Most of the other lessons were variations on one theme: driving Claude through tmux means reading a screen built for human eyes. A window named with a space could not be targeted, so windows get addressed by number; tmux renames a window to whatever is running in it unless you switch that off; and a screen capture strips color, so the grey placeholder hint reads exactly like typed input. You learn to judge an agent from the spinner, not the prompt line.

Then the tests proper. Appending to an agent’s inbox with no tmux poke at all woke it in about five seconds, on the file watch alone. After nearly two hours idle, a no-poke append still woke it, just slower. A watcher that dies cleanly wakes its agent on the way out, so only a watcher that is frozen goes silently deaf, and that single case is the entire reason the tmux poke exists; I froze one on purpose and confirmed the poke brought the agent back. The numbers came off the live logs, not memory.

The evolution

v3 ships entirely on top of v2 and rewrites none of it. The mailboxes, the tickets, the single-writer rule, the watch-driven wakes, all unchanged. v3 adds one capability: when the coordinator notices it is running inside tmux, it takes over the session lifecycle, creating, priming, waking, and stopping the agents itself, one tmux session per feature. The agents never find out, because one boots from the identical prompt whether a human or the coordinator typed it. That is what made it safe to ship mid-flight; it could not break a live v2 effort because it changed nothing the agents touch.

Then I used it for real. The cleanest demo was a camwatch fleet health-check: I asked the coordinator to check the system, it launched three agents in tmux, had each run its checks and report back green or red, then ticketed three fixes that the agents deployed and verified themselves while I watched. The first launch even failed on a path problem, and the coordinator retried it without me.

The better proof came from a second effort. One of its agents hung three times over the day, and each time the coordinator restarted it and carried on. I did not notice any of it. From where I sat there was zero friction; I only learned about the three restarts afterward, reading the logs. That is the whole point of v3: the failures happened and never reached me. Not flawless underneath, but frictionless on top, which is the contact surface shrinking exactly the way it was meant to.

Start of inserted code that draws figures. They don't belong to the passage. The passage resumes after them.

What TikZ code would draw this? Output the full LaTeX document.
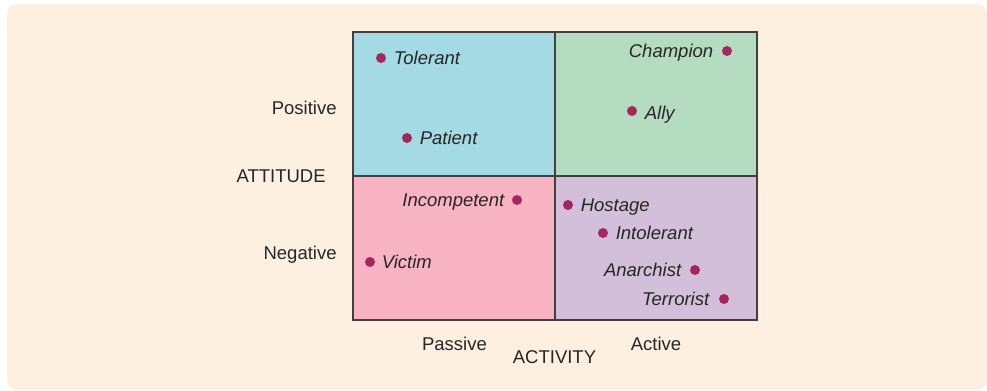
\documentclass[tikz,border=0pt]{standalone}
\usepackage{fontspec}
\setmainfont{Liberation Sans}
\usepackage{tikz}
\definecolor{colorBG}{RGB}{253,240,225}
\definecolor{colorTL}{RGB}{163,218,228}
\definecolor{colorTR}{RGB}{180,220,193}
\definecolor{colorBL}{RGB}{248,180,194}
\definecolor{colorBR}{RGB}{212,191,218}
\definecolor{colorDot}{RGB}{166,38,92}
\colorlet{colorLine}{black!75}
\colorlet{colorText}{black!85}
\usetikzlibrary{positioning}
\newcommand{\lblfont}{\fontsize{9.25}{11}\selectfont}
\tikzset{
   every node/.style={font=\lblfont,text=colorText},
   quad/.style={draw=colorLine,line width=0.65pt},
   pt/.style={circle,fill=colorDot,minimum size=5pt,inner sep=0pt},
   role/.style={font=\lblfont\itshape,inner sep=0pt,text height=6.6pt,text depth=0pt},
   axis/.style={inner sep=0pt},
}

\begin{document}
\begin{tikzpicture}[x=0.5pt,y=-0.5pt]

        \useasboundingbox (0,0) rectangle (987,391);
        \fill[colorBG,rounded corners=5pt] (7,4) rectangle (987,390);

        \fill[colorTL] (353, 32) rectangle (555,176);
        \fill[colorTR] (555, 32) rectangle (757,176);
        \fill[colorBL] (353,176) rectangle (555,320);
        \fill[colorBR] (555,176) rectangle (757,320);
        \draw[quad] (353,32) rectangle (757,320);
        \draw[quad] (555,32) -- (555,320);
        \draw[quad] (353,176) -- (757,176);

        \node[pt] (p11) at (381, 58) {};
        \node[pt] (p12) at (407,138) {};
        \node[role,right=3.5pt of p11] (l11) {Tolerant};
        \node[role,right=3.5pt of p12] (l12) {Patient};

        \node[pt] (p21) at (727, 51) {};
        \node[pt] (p22) at (632,111) {};
        \node[role,left=4pt of p21] (l21) {Champion};
        \node[role,right=3.5pt of p22,yshift=-1pt] (l22) {Ally};

        \node[pt] (n11) at (517,200) {};
        \node[pt] (n12) at (370,262) {};
        \node[role,left=3.5pt of n11] (m11) {Incompetent};
        \node[role,right=3pt of n12] (m12) {Victim};

        \node[pt] (n21) at (568,205) {};
        \node[pt] (n22) at (603,233) {};
        \node[pt] (n23) at (695,270) {};
        \node[pt] (n24) at (724,299) {};
        \node[role,right=3.5pt of n21] (m21) {Hostage};
        \node[role,right=3.5pt of n22] (m22) {Intolerant};
        \node[role,left=4pt of n23] (m23) {Anarchist};
        \node[role,left=4.5pt of n24] (m24) {Terrorist};

        \node[axis,anchor=base east] (pos) at (337,114) {Positive};
        \node[axis,anchor=base east] (att) at (326,182.6) {ATTITUDE};
        \node[axis,anchor=base east] (neg) at (337,259.3) {Negative};

        \node[axis,anchor=base] (pas) at (454.5,350.6) {Passive};
        \node[axis,anchor=base] (act) at (656,350) {Active};
        \node[axis,anchor=base] (acy) at (554.5,363.3) {ACTIVITY};

      \end{tikzpicture}
\end{document}
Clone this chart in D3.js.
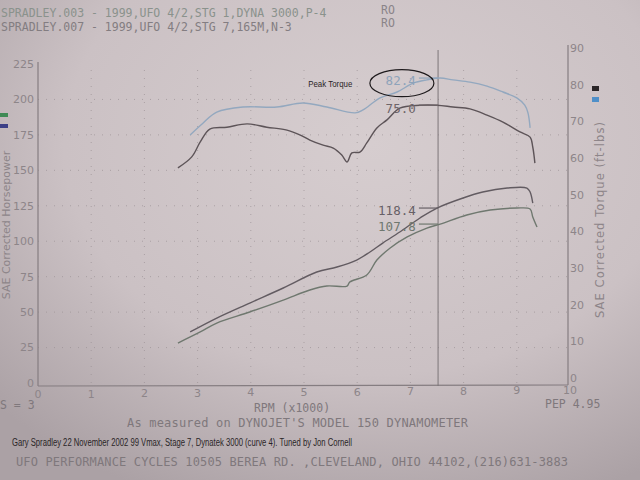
<!DOCTYPE html>
<html lang="en">
<head>
    <meta charset="UTF-8">
    <title>Dyno Chart</title>
    <script src="https://d3js.org/d3.v7.min.js"></script>
    <style>
        body { margin: 0; background: #c9bfc2; }
        svg { display: block; }
    </style>
</head>
<body>
    <svg width="640" height="480" id="dyno"></svg>

    <script>
        // run headers
        var headers = [
            "SPRADLEY.003 - 1999,UFO 4/2,STG 1,DYNA 3000,P-4",
            "SPRADLEY.007 - 1999,UFO 4/2,STG 7,165M,N-3"
        ];

        // tick labels
        var rpmTicks = [0, 1, 2, 3, 4, 5, 6, 7, 8, 9, 10];
        var hpTicks = [0, 25, 50, 75, 100, 125, 150, 175, 200, 225];
        var tqTicks = [0, 10, 20, 30, 40, 50, 60, 70, 80, 90];

        // torque, run 007 (light blue)
        var rpmTq1 = [2.86, 3.10, 3.36, 3.85, 4.49, 4.98, 5.43, 5.96, 6.11, 6.43, 6.75, 7.05, 7.31, 7.56, 7.80, 8.12, 8.44, 8.74, 9.00, 9.15, 9.21, 9.25];
        var tq1 = [66.3, 69.5, 72.5, 73.9, 73.9, 75.0, 73.9, 72.3, 73.1, 76.4, 78.0, 80.4, 81.3, 81.8, 81.3, 80.7, 79.6, 78.0, 76.4, 74.4, 72.3, 68.2];

        // torque, run 003 (dark)
        var rpmTq2 = [2.63, 2.89, 3.05, 3.23, 3.55, 3.93, 4.30, 4.68, 4.92, 5.11, 5.36, 5.55, 5.71, 5.81, 5.90, 6.05, 6.18, 6.37, 6.56, 6.80, 7.18, 7.50, 7.80, 8.12, 8.44, 8.74, 9.06, 9.25, 9.30, 9.34];
        var tq2 = [57.3, 60.3, 64.4, 67.9, 68.4, 69.3, 68.4, 67.6, 66.3, 64.9, 63.5, 62.7, 60.8, 58.9, 61.4, 61.6, 64.1, 68.2, 70.4, 73.6, 74.4, 74.4, 73.9, 73.4, 71.7, 69.8, 67.1, 65.7, 63.0, 58.6];

        // horsepower, upper (dark)
        var rpmHp1 = [2.86, 3.36, 3.98, 4.61, 5.24, 5.62, 5.99, 6.24, 6.48, 6.80, 7.18, 7.50, 7.99, 8.36, 8.82, 9.19, 9.25, 9.30];
        var hp1 = [36.0, 45.8, 56.4, 67.0, 78.3, 81.8, 86.7, 92.4, 98.7, 106.5, 116.4, 123.4, 130.5, 134.7, 137.5, 137.5, 134.7, 126.9];

        // horsepower, lower (green-grey)
        var rpmHp2 = [2.63, 3.05, 3.36, 3.98, 4.61, 5.11, 5.43, 5.81, 5.86, 6.18, 6.37, 6.62, 6.94, 7.31, 7.56, 8.06, 8.50, 9.00, 9.25, 9.30, 9.38];
        var hp2 = [28.2, 36.0, 42.3, 50.1, 58.5, 65.6, 68.4, 68.4, 71.2, 76.2, 86.7, 95.2, 103.0, 109.3, 112.1, 118.5, 122.0, 123.4, 122.7, 117.1, 110.0];

        // cursor and readouts
        var cursorRpm = 7.52;
        var readouts = [
            { text: "82.4", axis: "tq", at: 81.8, color: "#8ea3ba" },
            { text: "75.0", axis: "tq", at: 74.4, color: "#6e6569" },
            { text: "118.4", axis: "hp", at: 123.4, color: "#676066" },
            { text: "107.8", axis: "hp", at: 112.1, color: "#6f786f" }
        ];

        var svg = d3.select("#dyno");

        // paper background with a bit of vignette
        var defs = svg.append("defs");
        var grad = defs.append("radialGradient")
            .attr("id", "paper")
            .attr("cx", "58%").attr("cy", "30%").attr("r", "80%");
        grad.append("stop").attr("offset", "0%").attr("stop-color", "#d6cdcf");
        grad.append("stop").attr("offset", "60%").attr("stop-color", "#cbc1c4");
        grad.append("stop").attr("offset", "100%").attr("stop-color", "#aba1a5");
        svg.append("rect").attr("width", 640).attr("height", 480).attr("fill", "url(#paper)");

        // scales (photo is a little skewed, so the two y axes differ slightly)
        var x = d3.scaleLinear().domain([0, 10]).range([38, 570]);
        var yHp = d3.scaleLinear().domain([0, 225]).range([383, 64]);
        var yTq = d3.scaleLinear().domain([0, 90]).range([378, 48]);

        var mono = "'DejaVu Sans Mono', monospace";
        var sans = "'DejaVu Sans', sans-serif";
        var narrow = "'Liberation Sans Narrow', 'Liberation Sans', sans-serif";

        // headers
        svg.append("g")
            .attr("font-family", mono)
            .attr("font-size", 11.5)
            .selectAll("text")
            .data(headers)
            .join("text")
            .attr("x", 1)
            .attr("y", (d, i) => 17 + i * 14)
            .attr("fill", (d, i) => i == 0 ? "#8a928c" : "#837d81")
            .text(d => d);
        svg.append("g")
            .attr("font-family", mono)
            .attr("font-size", 11.5)
            .attr("fill", "#8a8488")
            .selectAll("text")
            .data(headers)
            .join("text")
            .attr("x", 381)
            .attr("y", (d, i) => 14 + i * 13)
            .text("RO");

        // dotted grid
        var grid = svg.append("g")
            .attr("stroke", "#9c9296")
            .attr("stroke-width", 1)
            .attr("stroke-dasharray", "1,7")
            .attr("opacity", 0.7);
        grid.selectAll("line.v")
            .data(rpmTicks.slice(1, -1))
            .join("line")
            .attr("class", "v")
            .attr("x1", d => x(d)).attr("x2", d => x(d))
            .attr("y1", yHp(0)).attr("y2", yHp(225));
        grid.selectAll("line.h")
            .data(hpTicks.slice(1, -1))
            .join("line")
            .attr("class", "h")
            .attr("x1", x(0)).attr("x2", x(10))
            .attr("y1", d => yHp(d)).attr("y2", d => yHp(d));

        // frame
        var axisColor = "#857d81";
        svg.append("line").attr("x1", x(0)).attr("x2", x(0)).attr("y1", yHp(225) - 2).attr("y2", yHp(0) + 3)
            .attr("stroke", axisColor).attr("stroke-width", 1.2);
        svg.append("line").attr("x1", x(0)).attr("x2", x(10) - 2).attr("y1", yHp(0) + 3).attr("y2", yHp(0) + 2)
            .attr("stroke", axisColor).attr("stroke-width", 1.2);
        svg.append("line").attr("x1", x(10) - 2).attr("x2", x(10) - 2).attr("y1", yTq(90) - 3).attr("y2", yHp(0) + 2)
            .attr("stroke", axisColor).attr("stroke-width", 1.2);

        // tick labels
        var tickColor = "#8d8589";
        svg.append("g")
            .attr("font-family", sans).attr("font-size", 11).attr("fill", tickColor)
            .attr("text-anchor", "end")
            .selectAll("text").data(hpTicks).join("text")
            .attr("x", 34).attr("y", d => yHp(d)).attr("dy", "0.35em")
            .text(d => d);
        svg.append("g")
            .attr("font-family", sans).attr("font-size", 11).attr("fill", tickColor)
            .attr("text-anchor", "start")
            .selectAll("text").data(tqTicks).join("text")
            .attr("x", 570).attr("y", d => yTq(d)).attr("dy", "0.35em")
            .text(d => d);
        svg.append("g")
            .attr("font-family", sans).attr("font-size", 11).attr("fill", tickColor)
            .attr("text-anchor", "middle")
            .selectAll("text").data(rpmTicks).join("text")
            .attr("x", d => x(d)).attr("y", (d, i) => 398 - i * 0.4)
            .text(d => d);

        // axis titles
        svg.append("text")
            .attr("transform", "translate(10,225) rotate(-90)")
            .attr("text-anchor", "middle")
            .attr("font-family", sans).attr("font-size", 11).attr("fill", tickColor)
            .text("SAE Corrected Horsepower");
        svg.append("text")
            .attr("transform", "translate(604,220) rotate(-90)")
            .attr("text-anchor", "middle")
            .attr("font-family", sans).attr("font-size", 11.5).attr("fill", tickColor)
            .attr("textLength", 196).attr("lengthAdjust", "spacing")
            .text("SAE Corrected Torque (ft-lbs)");

        // legend swatches beside the axes
        svg.append("rect").attr("x", 0).attr("y", 113).attr("width", 8).attr("height", 4).attr("fill", "#3f8a55");
        svg.append("rect").attr("x", 0).attr("y", 124).attr("width", 8).attr("height", 4).attr("fill", "#3c3f86");
        svg.append("rect").attr("x", 592).attr("y", 86).attr("width", 7).attr("height", 5).attr("fill", "#2b2628");
        svg.append("rect").attr("x", 592).attr("y", 97).attr("width", 7).attr("height", 5).attr("fill", "#4f8fc8");

        // cursor line
        svg.append("line")
            .attr("x1", x(cursorRpm)).attr("x2", x(cursorRpm))
            .attr("y1", yTq(90) + 2).attr("y2", yHp(0) + 3)
            .attr("stroke", "#7d7579").attr("stroke-width", 1);

        // curves
        var curves = [
            { r: rpmHp2, v: hp2, y: yHp, color: "#6f786f" },
            { r: rpmHp1, v: hp1, y: yHp, color: "#625b61" },
            { r: rpmTq2, v: tq2, y: yTq, color: "#5d5458" },
            { r: rpmTq1, v: tq1, y: yTq, color: "#93a8bf" }
        ];
        svg.append("g")
            .selectAll("path")
            .data(curves)
            .join("path")
            .attr("fill", "none")
            .attr("stroke", d => d.color)
            .attr("stroke-width", 1.4)
            .attr("stroke-linejoin", "round")
            .attr("d", d => d3.line()
                .x((p, i) => x(d.r[i]))
                .y((p, i) => d.y(d.v[i]))
                .curve(d3.curveCatmullRom.alpha(0.5))(d.v));

        // readouts at the cursor
        var ro = svg.append("g").selectAll("g").data(readouts).join("g");
        ro.append("text")
            .attr("x", x(7.1))
            .attr("y", d => (d.axis == "tq" ? yTq(d.at) : yHp(d.at)) + 3)
            .attr("dy", "0.35em")
            .attr("text-anchor", "end")
            .attr("font-family", mono).attr("font-size", 12.5)
            .attr("fill", d => d.color)
            .text(d => d.text);
        ro.append("line")
            .attr("x1", x(7.16)).attr("x2", x(cursorRpm))
            .attr("y1", d => d.axis == "tq" ? yTq(d.at) : yHp(d.at))
            .attr("y2", d => d.axis == "tq" ? yTq(d.at) : yHp(d.at))
            .attr("stroke", d => d.color).attr("stroke-width", 1.2);

        // peak torque note
        svg.append("ellipse")
            .attr("cx", x(6.84)).attr("cy", yTq(80.4))
            .attr("rx", 32).attr("ry", 13.5)
            .attr("fill", "none").attr("stroke", "#1e1a1c").attr("stroke-width", 1.2);
        svg.append("text")
            .attr("x", x(5.08)).attr("y", 87)
            .attr("font-family", narrow)
            .attr("font-size", 9.5).attr("fill", "#2a2527")
            .attr("textLength", 44).attr("lengthAdjust", "spacingAndGlyphs")
            .text("Peak Torque");

        // footer
        svg.append("text").attr("x", 0).attr("y", 409)
            .attr("font-family", mono).attr("font-size", 11.5).attr("fill", "#7f787c")
            .text("S = 3");
        svg.append("text").attr("x", 545).attr("y", 408)
            .attr("font-family", mono).attr("font-size", 11.5).attr("fill", "#7f787c")
            .text("PEP 4.95");
        svg.append("text").attr("x", 292).attr("y", 412).attr("text-anchor", "middle")
            .attr("font-family", mono).attr("font-size", 11.5).attr("fill", "#7f787c")
            .text("RPM (x1000)");
        svg.append("text").attr("x", 127).attr("y", 427)
            .attr("font-family", mono).attr("font-size", 12).attr("fill", "#7f787c")
            .attr("textLength", 341)
            .text("As measured on DYNOJET'S MODEL 150 DYNAMOMETER");
        svg.append("text").attr("x", 12).attr("y", 446)
            .attr("font-family", narrow)
            .attr("font-size", 10).attr("fill", "#2a2527")
            .attr("textLength", 340).attr("lengthAdjust", "spacingAndGlyphs")
            .text("Gary Spradley 22 November 2002 99 Vmax, Stage 7, Dynatek 3000 (curve 4).  Tuned by Jon Cornell");
        svg.append("text").attr("x", 16).attr("y", 466)
            .attr("font-family", mono).attr("font-size", 12).attr("fill", "#7f787c")
            .attr("textLength", 552)
            .text("UFO PERFORMANCE CYCLES  10505 BEREA RD. ,CLEVELAND, OHIO 44102,(216)631-3883");
    </script>
</body>
</html>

There is one thing the coordinator is not allowed to do, and finding it was the sharpest moment. An agent was waiting on my go for a production deploy. Instead of switching to its terminal, I asked the coordinator to send the “approved” keystroke for me, and I authorized it out loud. It was willing, reasoning it was only acting as my keyboard for a decision I had already made. But Claude Code’s permission classifier blocked the keystroke and named exactly what it was: cross-session permission laundering, one agent manufacturing the human’s prod-deploy approval inside another’s session. The coordinator could nudge a stuck agent back to health all day, those keystrokes went through, but forging an irreversible authorization was the one transport it would not be, even with my explicit say-so. The line is not about how important the machine is; it is about who authorizes and how. The coordinator can create, prime, wake, and stop my agents, but it cannot sign for me.

The takeaway

The more I build this way, the less it feels like operating tools and the more it feels like running a team. There is a coordinator who never writes code, members who own their repos, and a deploy-coordinator role that exists only to ship safely. I did not design that org chart; it is the shape the work kept pulling the agents into, the same one any human team grows. The Jira board I set aside keeps looking better as a view on top, and letting agents talk to each other directly, not only through the coordinator, is the obvious next step. A lot of hard-won experience from running people seems to transfer. Carbon-based and silicon-based intelligence, put to real work, drift toward the same structure.

This is still a workaround with an expiry date. When Claude Code ships per-teammate working directories, the coordinator becomes a real team lead and most of this dissolves into a feature. Until then, files were enough to let a team of agents talk, and a terminal multiplexer was enough to let one of them run the rest.